Over spring break, I headed downtown from my Baltimore hotel for the International Conference on Infant Studies where I’d be presenting a poster on my summer monkey research. A few minutes en route, the drizzly mid-morning was pierced by collective chants emanating mysteriously from behind a skyscraper.

At first glance unconcerned with their lack of visibility — actually, pushed from the road to a back alley by the police — 30 or so local workers marched ovally in step, carrying pickets on behalf of the Mid-Atlantic Regional Council of Carpenters. Apparently, local employers pseudo-privately contract cheap immigrant labor, allowing them to avert costly payroll taxes and drive down wages for unionized workers.

For a moment, I got to chat with one of the protesters about organized labor in Baltimore and New Haven. The conditions are similar: big money meets sympathetic city machine meets large local labor supply. Yet despite our nods, our stakes were blatantly different. He’d be there all day. I, an activist part-time, was on my way to schmooze about social cognition.

I don’t think it’s useful to dichotomize academia and the “real world,” or discourse and action. Research and debate provide meaning and value to the world of the academic, just like labor organizing and firefighting do for their practitioners. Academic psychology is a practice — a culture — with unique rituals, exemplars of success, norms of right and wrong and community. Adapting Pericles, David Lewkowicz, president of the International Society on Infant Studies, likens scholars to citizens: A scholar who fails to provoke debate is not a quiet scholar but a useless scholar.

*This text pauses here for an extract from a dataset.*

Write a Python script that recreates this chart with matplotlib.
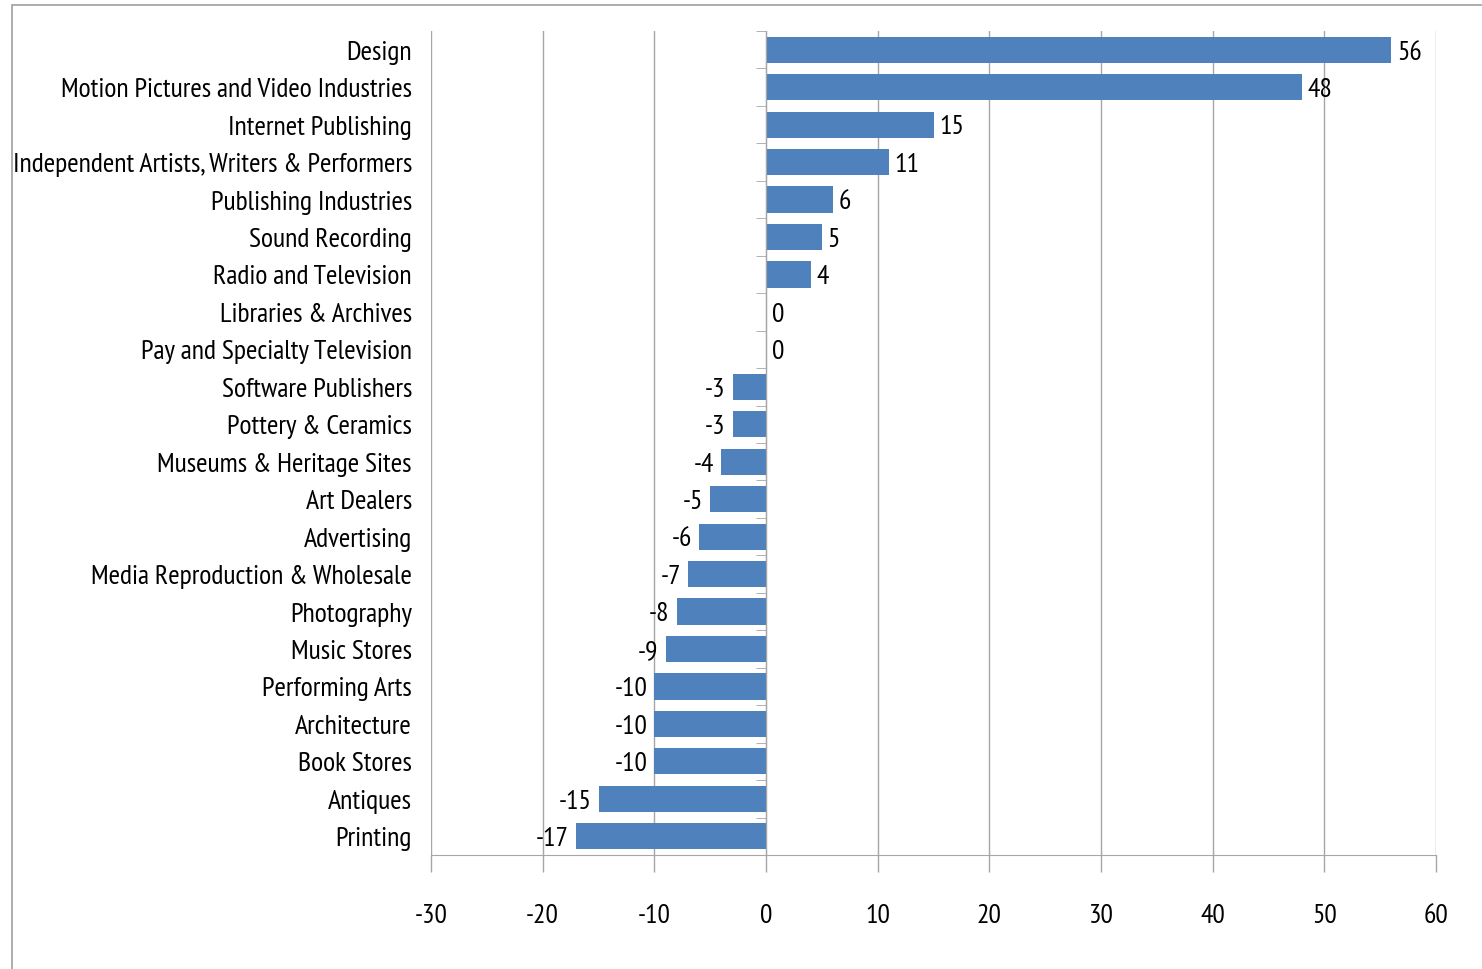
import matplotlib
matplotlib.use("Agg")
import matplotlib.pyplot as plt
from matplotlib.patches import Rectangle
import matplotlib.transforms as mtransforms
import numpy as np

# categories from top to bottom, with the change values
categories = [
    "Design", "Motion Pictures and Video Industries", "Internet Publishing",
    "Independent Artists, Writers & Performers", "Publishing Industries",
    "Sound Recording", "Radio and Television", "Libraries & Archives",
    "Pay and Specialty Television", "Software Publishers", "Pottery & Ceramics",
    "Museums & Heritage Sites", "Art Dealers", "Advertising",
    "Media Reproduction & Wholesale", "Photography", "Music Stores",
    "Performing Arts", "Architecture", "Book Stores", "Antiques", "Printing",
]
values = [56, 48, 15, 11, 6, 5, 4, 0, 0, -3, -3, -4, -5, -6, -7, -8, -9,
          -10, -10, -10, -15, -17]
xticks = [-30, -20, -10, 0, 10, 20, 30, 40, 50, 60]

plt.rcParams['font.family'] = ['PT Sans Narrow', 'DejaVu Sans']
fs = 20
bar_color = '#4F81BD'
grid_color = '#A6A6A6'

fig = plt.figure(figsize=(14.82, 9.69), dpi=100)
W, H = 1482, 969
ax = fig.add_axes([431 / W, 1 - 855 / H, (1436 - 431) / W, (855 - 31) / H])

# outer chart border
fig.patches.append(Rectangle((12 / W, -0.05), 1.1, 1 - 5 / H + 0.05,
                             transform=fig.transFigure, fill=False,
                             edgecolor='#A0A0A0', lw=1.2))

n = len(categories)
y = np.arange(n)
ax.barh(y, values, height=0.7, color=bar_color, zorder=3)

ax.set_xlim(-30, 60)
ax.set_ylim(n - 0.5, -0.5)
ax.set_xticks(xticks)
ax.set_xticklabels([str(t) for t in xticks], fontsize=fs)
ax.xaxis.grid(True, color=grid_color, lw=1)
ax.set_axisbelow(True)
ax.tick_params(axis='x', length=12, width=1, color=grid_color, pad=23)

for s in ['top', 'right']:
    ax.spines[s].set_visible(False)
ax.spines['bottom'].set_color(grid_color)
ax.spines['left'].set_position(('data', 0))
ax.spines['left'].set_color(grid_color)
ax.spines['left'].set_zorder(4)

ax.set_yticks(y)
ax.set_yticklabels([])
ax.set_yticks(np.arange(n + 1) - 0.5, minor=True)
ax.tick_params(axis='y', which='major', length=0)
ax.tick_params(axis='y', which='minor', length=7, color=grid_color)

# text sits a little below the bar centres in the original
shift = mtransforms.ScaledTranslation(0, -3 / 100, fig.dpi_scale_trans)

# category labels, placed left of the plot area
for yi, name in zip(y, categories):
    ax.text(-0.019, yi, name, transform=ax.get_yaxis_transform() + shift,
            ha='right', va='center', fontsize=fs)

# value labels
for yi, v in zip(y, values):
    if v >= 0:
        ax.annotate(str(v), (v, yi), xytext=(4, -2), textcoords='offset points',
                    ha='left', va='center', fontsize=fs, zorder=5)
    else:
        ax.annotate(str(v), (v, yi), xytext=(-5, -2), textcoords='offset points',
                    ha='right', va='center', fontsize=fs, zorder=5)

fig.savefig('out.png', dpi=100)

But though each of us operates in different spheres with different sets of values, we live in the same political world with the same economic crises, workplace inequities and corporate power-grabs. In that light, I’m wary of the sort of armchair political culture that academic discourse breeds.

Consider Steven Pinker, Harvard cognitive scientist and currently among the most public of American intellectuals. It’s no surprise that Pinker is a libertarian; negative liberty is an ideological construct as abstract as the principles of cognition that he and his colleagues seek to uncover. I toyed with the ideology myself — before living in New Haven and meeting the stare of institutionalized poverty. If you like “How the Mind Works” and don’t watch your step, you’re holding hands with laissez-faire fetishists who speak “for the people” but ignore the actual problems that the “free market” imposes on the socioeconomically disadvantaged.

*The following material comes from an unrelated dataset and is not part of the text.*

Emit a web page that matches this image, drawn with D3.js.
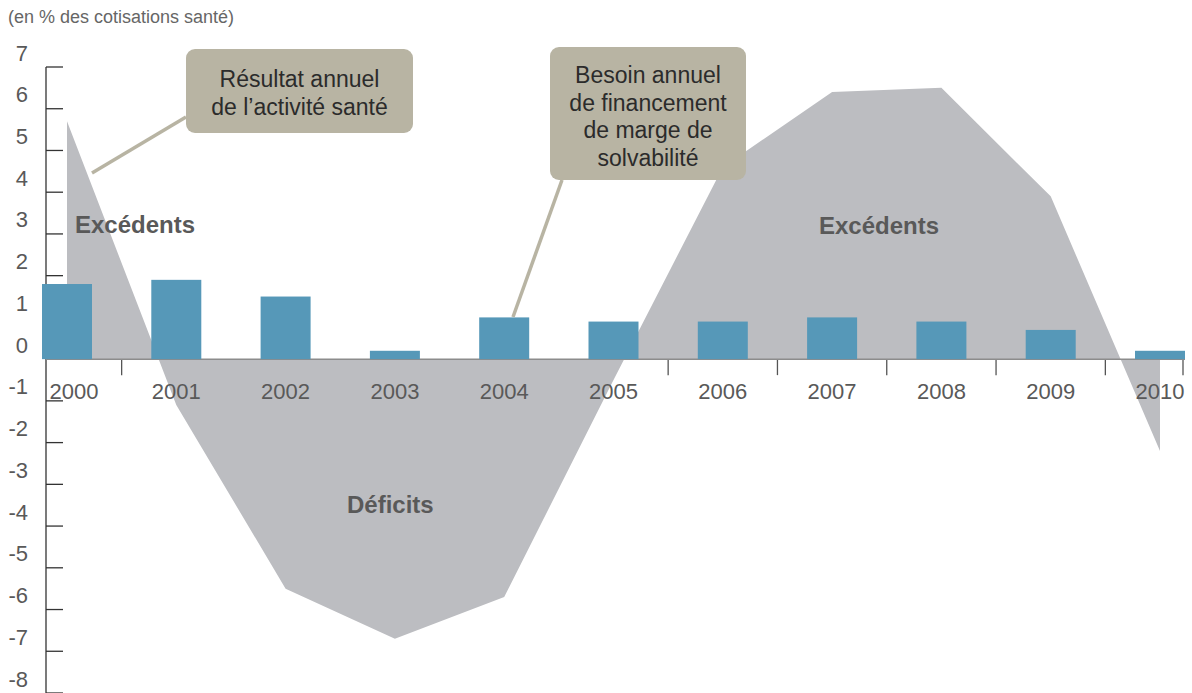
<!DOCTYPE html>
<html>
<head>
<meta charset="utf-8">
<script src="https://cdn.jsdelivr.net/npm/d3@7"></script>
<style>
    body { margin: 0; background: #ffffff; }
    svg text { font-family: "Liberation Sans", Arial, sans-serif; }
</style>
</head>
<body>
<div id="chart-area"></div>
<script>

// years on the x axis
const years = ["2000", "2001", "2002", "2003", "2004", "2005", "2006", "2007", "2008", "2009", "2010"];

// grey area : annual result of the health activity
const resultValues = [5.7, -1.1, -5.5, -6.7, -5.7, -0.5, 4.6, 6.4, 6.5, 3.9, -2.2];

// blue bars : annual solvency margin financing need
const needValues = [1.8, 1.9, 1.5, 0.2, 1.0, 0.9, 0.9, 1.0, 0.9, 0.7, 0.2];

// y axis ticks
const yTickValues = [-8, -7, -6, -5, -4, -3, -2, -1, 0, 1, 2, 3, 4, 5, 6, 7];

const unitLabel = "(en % des cotisations santé)";
const boxResult = ["Résultat annuel", "de l’activité santé"];
const boxNeed = ["Besoin annuel", "de financement", "de marge de", "solvabilité"];


class SanteVis {

    constructor(parentElement) {
        this.parentElement = parentElement;
        this.initVis();
    }

    initVis() {
        let vis = this;

        vis.width = 1192;
        vis.height = 693;

        vis.svg = d3.select("#" + vis.parentElement).append("svg")
            .attr("width", vis.width)
            .attr("height", vis.height);

        vis.axisX = 46;   // position of the vertical axis line

        vis.x = d3.scalePoint()
            .domain(years)
            .range([67, 1160]);

        vis.y = d3.scaleLinear()
            .domain([-8, 7])
            .range([693, 67]);

        vis.textColor = "#595959";

        vis.wrangleData();
    }

    wrangleData() {
        let vis = this;

        vis.areaData = years.map((year, i) => ({year: year, value: resultValues[i]}));
        vis.barData = years.map((year, i) => ({year: year, value: needValues[i]}));

        vis.updateVis();
    }

    updateVis() {
        let vis = this;
        let x = vis.x, y = vis.y;
        let step = x.step();

        // unit title
        vis.svg.append("text")
            .attr("x", 8)
            .attr("y", 23)
            .attr("font-size", 18)
            .attr("fill", "#666666")
            .text(unitLabel);

        // y axis line + ticks
        vis.svg.append("line")
            .attr("x1", vis.axisX).attr("x2", vis.axisX)
            .attr("y1", y(7)).attr("y2", y(-8))
            .attr("stroke", "#333333")
            .attr("stroke-width", 1.3);

        vis.svg.selectAll(".y-tick")
            .data(yTickValues)
            .enter()
            .append("line")
            .attr("class", "y-tick")
            .attr("x1", vis.axisX).attr("x2", vis.axisX + 17)
            .attr("y1", d => y(d)).attr("y2", d => y(d))
            .attr("stroke", "#333333")
            .attr("stroke-width", 1.3);

        vis.svg.selectAll(".y-label")
            .data(yTickValues)
            .enter()
            .append("text")
            .attr("class", "y-label")
            .attr("x", 28)
            .attr("y", d => y(d) - 6.5)
            .attr("text-anchor", "end")
            .attr("font-size", 22)
            .attr("fill", vis.textColor)
            .text(d => d);

        // ticks between the years, and one closing the axis (drawn under the area)
        let xTicks = years.slice(0, -1).map(d => x(d) + step / 2);
        xTicks.push(x(years[years.length - 1]) + 23);

        vis.svg.selectAll(".x-tick")
            .data(xTicks)
            .enter()
            .append("line")
            .attr("class", "x-tick")
            .attr("x1", d => d).attr("x2", d => d)
            .attr("y1", y(0)).attr("y2", y(0) + 16)
            .attr("stroke", "#555555")
            .attr("stroke-width", 1.3);

        // grey area
        let area = d3.area()
            .x(d => x(d.year))
            .y0(y(0))
            .y1(d => y(d.value));

        vis.svg.append("path")
            .datum(vis.areaData)
            .attr("d", area)
            .attr("fill", "#bcbdc1");

        // x baseline
        vis.svg.append("line")
            .attr("x1", vis.axisX).attr("x2", x(years[years.length - 1]) + 25)
            .attr("y1", y(0)).attr("y2", y(0))
            .attr("stroke", "#8c8c8c")
            .attr("stroke-width", 1.5);

        // bars
        let barWidth = 50;
        vis.svg.selectAll(".bar")
            .data(vis.barData)
            .enter()
            .append("rect")
            .attr("class", "bar")
            .attr("x", d => x(d.year) - barWidth / 2)
            .attr("y", d => y(d.value))
            .attr("width", barWidth)
            .attr("height", d => y(0) - y(d.value))
            .attr("fill", "#5698b8");

        // year labels
        vis.svg.selectAll(".x-label")
            .data(years)
            .enter()
            .append("text")
            .attr("class", "x-label")
            .attr("x", d => Math.max(x(d), vis.axisX + 28))
            .attr("y", y(0) + 40)
            .attr("text-anchor", "middle")
            .attr("font-size", 22)
            .attr("fill", vis.textColor)
            .text(d => d);

        // area labels
        let bigLabels = [
            {text: "Excédents", x: 75, y: 233},
            {text: "Déficits", x: 347, y: 513},
            {text: "Excédents", x: 819, y: 234}
        ];
        vis.svg.selectAll(".big-label")
            .data(bigLabels)
            .enter()
            .append("text")
            .attr("class", "big-label")
            .attr("x", d => d.x)
            .attr("y", d => d.y)
            .attr("font-size", 24)
            .attr("font-weight", "bold")
            .attr("fill", vis.textColor)
            .text(d => d.text);

        // annotation boxes
        vis.drawCallout({x: 186, y: 49, w: 227, h: 84}, boxResult, 87, 28, [186, 117, 92, 173]);
        vis.drawCallout({x: 550, y: 47, w: 196, h: 133}, boxNeed, 83, 27.6, [562, 180, 513, 317]);
    }

    drawCallout(box, lines, firstBaseline, lineHeight, link) {
        let vis = this;
        let color = "#b8b4a3";

        let g = vis.svg.append("g").attr("class", "callout");

        g.append("line")
            .attr("x1", link[0]).attr("y1", link[1])
            .attr("x2", link[2]).attr("y2", link[3])
            .attr("stroke", color)
            .attr("stroke-width", 3.5);

        g.append("rect")
            .attr("x", box.x)
            .attr("y", box.y)
            .attr("width", box.w)
            .attr("height", box.h)
            .attr("rx", 9)
            .attr("fill", color);

        g.selectAll("text")
            .data(lines)
            .enter()
            .append("text")
            .attr("x", box.x + box.w / 2)
            .attr("y", (d, i) => firstBaseline + i * lineHeight)
            .attr("text-anchor", "middle")
            .attr("font-size", 23)
            .attr("fill", "#2b2b2b")
            .text(d => d);
    }
}

new SanteVis("chart-area");

</script>
</body>
</html>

The academic left is equally guilty of diverting attention from the real problems of the world. As Richard Rorty argues in “Achieving Our Country,” if labor strikes and legislation are the means of change, then postmodernist lamentations of totalizing power, “late capitalism” and America-as-Disneyland only motivate inaction.

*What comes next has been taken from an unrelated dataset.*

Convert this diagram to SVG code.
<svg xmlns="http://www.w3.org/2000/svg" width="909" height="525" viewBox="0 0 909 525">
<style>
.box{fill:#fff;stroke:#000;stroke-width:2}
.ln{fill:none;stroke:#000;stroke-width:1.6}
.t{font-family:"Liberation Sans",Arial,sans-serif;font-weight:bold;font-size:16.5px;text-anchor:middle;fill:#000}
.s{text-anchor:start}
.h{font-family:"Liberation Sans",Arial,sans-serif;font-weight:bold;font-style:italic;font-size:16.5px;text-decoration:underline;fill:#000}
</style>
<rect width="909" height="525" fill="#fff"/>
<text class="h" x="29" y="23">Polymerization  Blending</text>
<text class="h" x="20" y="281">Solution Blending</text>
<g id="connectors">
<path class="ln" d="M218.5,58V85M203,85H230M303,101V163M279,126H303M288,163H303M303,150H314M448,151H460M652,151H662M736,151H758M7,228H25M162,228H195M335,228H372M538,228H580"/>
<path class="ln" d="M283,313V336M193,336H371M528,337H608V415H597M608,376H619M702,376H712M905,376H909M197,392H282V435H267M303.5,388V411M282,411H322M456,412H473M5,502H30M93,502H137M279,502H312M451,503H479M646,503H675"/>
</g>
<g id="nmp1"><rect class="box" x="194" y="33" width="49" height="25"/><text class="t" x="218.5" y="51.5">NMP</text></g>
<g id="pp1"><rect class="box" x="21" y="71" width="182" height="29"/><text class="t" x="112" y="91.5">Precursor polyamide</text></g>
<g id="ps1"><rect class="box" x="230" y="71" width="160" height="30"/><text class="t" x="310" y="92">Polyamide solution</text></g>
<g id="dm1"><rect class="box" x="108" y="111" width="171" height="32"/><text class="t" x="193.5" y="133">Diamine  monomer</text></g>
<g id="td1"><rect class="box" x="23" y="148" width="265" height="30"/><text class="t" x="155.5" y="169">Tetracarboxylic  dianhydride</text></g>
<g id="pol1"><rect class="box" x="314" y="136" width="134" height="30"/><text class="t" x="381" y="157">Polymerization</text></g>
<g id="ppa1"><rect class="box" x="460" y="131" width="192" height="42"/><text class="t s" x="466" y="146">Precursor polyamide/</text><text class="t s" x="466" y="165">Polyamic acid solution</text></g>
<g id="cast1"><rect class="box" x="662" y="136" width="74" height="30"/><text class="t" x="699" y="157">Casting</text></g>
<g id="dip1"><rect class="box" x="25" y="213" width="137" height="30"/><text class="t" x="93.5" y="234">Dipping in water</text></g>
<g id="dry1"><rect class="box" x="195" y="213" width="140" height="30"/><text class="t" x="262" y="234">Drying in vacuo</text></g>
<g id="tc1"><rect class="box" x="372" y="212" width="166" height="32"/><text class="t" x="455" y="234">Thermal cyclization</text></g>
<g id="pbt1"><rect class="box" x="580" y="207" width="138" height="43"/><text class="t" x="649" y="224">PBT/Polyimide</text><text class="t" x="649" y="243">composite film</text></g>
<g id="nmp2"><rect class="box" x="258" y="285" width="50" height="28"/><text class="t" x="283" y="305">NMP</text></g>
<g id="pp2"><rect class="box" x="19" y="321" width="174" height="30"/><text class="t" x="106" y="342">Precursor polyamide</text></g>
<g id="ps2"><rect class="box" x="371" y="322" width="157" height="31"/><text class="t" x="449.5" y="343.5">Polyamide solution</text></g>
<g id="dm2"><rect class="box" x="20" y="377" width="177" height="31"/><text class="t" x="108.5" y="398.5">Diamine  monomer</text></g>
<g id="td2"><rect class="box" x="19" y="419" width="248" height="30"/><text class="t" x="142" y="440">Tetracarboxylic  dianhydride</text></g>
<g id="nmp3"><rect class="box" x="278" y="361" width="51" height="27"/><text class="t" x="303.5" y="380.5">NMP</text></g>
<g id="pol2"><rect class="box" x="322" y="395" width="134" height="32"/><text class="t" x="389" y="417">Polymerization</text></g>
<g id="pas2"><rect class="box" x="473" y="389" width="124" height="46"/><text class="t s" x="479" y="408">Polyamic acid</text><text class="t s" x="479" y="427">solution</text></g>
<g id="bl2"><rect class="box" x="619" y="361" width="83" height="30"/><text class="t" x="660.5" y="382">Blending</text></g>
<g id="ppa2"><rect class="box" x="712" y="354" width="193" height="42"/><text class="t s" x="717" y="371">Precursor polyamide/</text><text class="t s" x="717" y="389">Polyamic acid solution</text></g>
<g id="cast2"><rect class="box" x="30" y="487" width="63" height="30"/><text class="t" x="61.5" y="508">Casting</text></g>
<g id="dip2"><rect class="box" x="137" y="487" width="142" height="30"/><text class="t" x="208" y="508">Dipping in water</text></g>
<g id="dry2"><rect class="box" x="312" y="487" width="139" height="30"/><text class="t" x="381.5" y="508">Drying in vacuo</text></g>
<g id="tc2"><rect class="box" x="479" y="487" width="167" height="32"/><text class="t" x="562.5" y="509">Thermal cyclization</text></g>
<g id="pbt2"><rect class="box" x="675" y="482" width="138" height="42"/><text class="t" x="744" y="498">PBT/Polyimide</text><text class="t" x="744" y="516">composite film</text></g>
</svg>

These dangers of armchair ethics are visible in political discourse. In “Rules for Radicals,” Saul Alinsky writes, “The means-and-ends moralists, constantly obsessed with the ethics of the means used by the Have-Nots against the Haves … are passive — but real — allies of the Haves.” In that vein, Republicans have complained that the Employee Free Choice Act, which would replace private votes on unionization with a card-check system, will restrict “democracy,” even though its primary purpose is to give workers increased leverage. More recently, right-wing politicos caviled about the “deem and pass” strategy once considered by House Democrats as a way to pass the Senate’s version of the health care bill without bringing it up for a vote.

The more abstract our academic and political discourse gets, the less attuned we become to the concrete problems facing our society and the less likely we are to try to solve them. We shouldn’t feel guilty about being academics, less so philosophical debaters or students at Yale. But we should recognize that our political opinions will be informed by what we see and do in the world, and that the lab, armchair and debate hall only show us and allow us to do so much.

Ivan Pavlov, the father of classical conditioning, once scolded an assistant for showing up late amid the street riots of the Bolshevik Revolution: “What difference does that make when you’ve work to do in the laboratory? Next time there’s a revolution, get up earlier!”

Or, stop and check it out, and then sprint to work. If only for a few minutes, the revolution needs you!

James Cersonsky is a junior in Timothy Dwight College.